Yesterday I went on my annual clothes shop down Oxford Street in London (it can’t be avoided when you work there) and realised why the high street is dying – or one reason at least. On the hottest day the UK has experienced for seven years, my choices ranged between russet-coloured lumberjack shirts and navy blue chinos, with a substantial helping of heavy knits.
I’m not the first person to notice this, of course. If you’re in the fashion industry you’ll find it quite natural that on a day when your ideal choice of outfit would comprise a pair of shorts and nothing else, all you’ll find on the racks is stuff that would make you sweat in Siberia.
But in this, Britain’s first extended heatwave since 2006, the absurdity of it is suddenly more salient than it has been before – especially if, like me, you’re a shopper who buys clothes when he needs them rather than when they’re in fashion.
My argument, which perhaps only makes sense to other terminally unfashionable people, is that as consumers we’ve got used to consuming things on demand thanks to the internet. We no longer have to wait until July for the Christmas episode of our favourite US show to reach UK shores, so why should we have to make our minds up today what we’ll be wrapping ourselves up in this winter?
All consumer goods and retail brands are now able to change prices, promotions and advertising creative dynamically according to weather forecasts and other real-time data, so why doesn’t fashion stock control work the same way?

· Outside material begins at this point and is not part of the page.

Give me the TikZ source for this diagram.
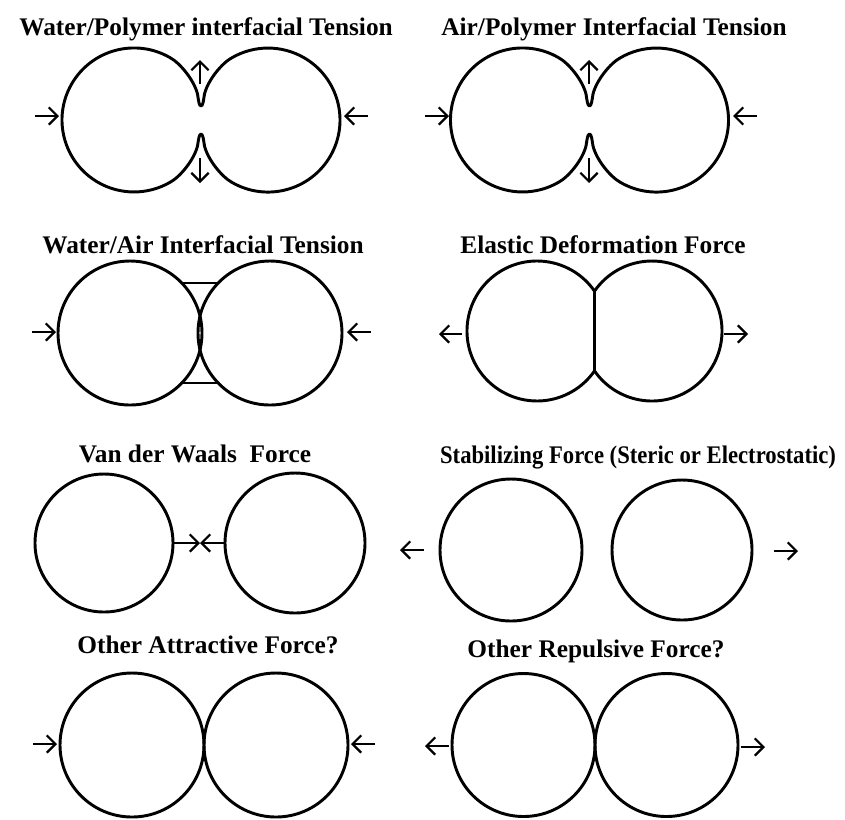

It’s more challenging, clearly. If they come from third-party suppliers, clothes need to be designed and made months in advance and delivered in bulk in order to realise economies of scale.
But does it not make sense that, if consumers want the freedom to buy a pair of shorts on short order, so to speak, they would be willing to pay a small premium for them? More sense, certainly, than making them pick a pair that’s three sizes too big and then losing any profit margin because they’re half-price in the sale.
Dynamic product ranges would be another evolution in the model of ‘fast fashion’ that is epitomised by Spanish retailer Zara, and which was credited with turning it into the biggest fashion retailer in the world. What makes it possible is that Zara can turn new stock around from its original concept in two weeks rather than the standard six months, mostly because it owns the majority of its supply chain.
It won’t work for all fashion retailers to set all stock levels dynamically – it would be too expensive – but it would be an added-value offering that can make them more competitive against online providers and more nimble operators. In any case, high street stores will only confirm their own obsolescence if they don’t overhaul their broken business models and try something radically new.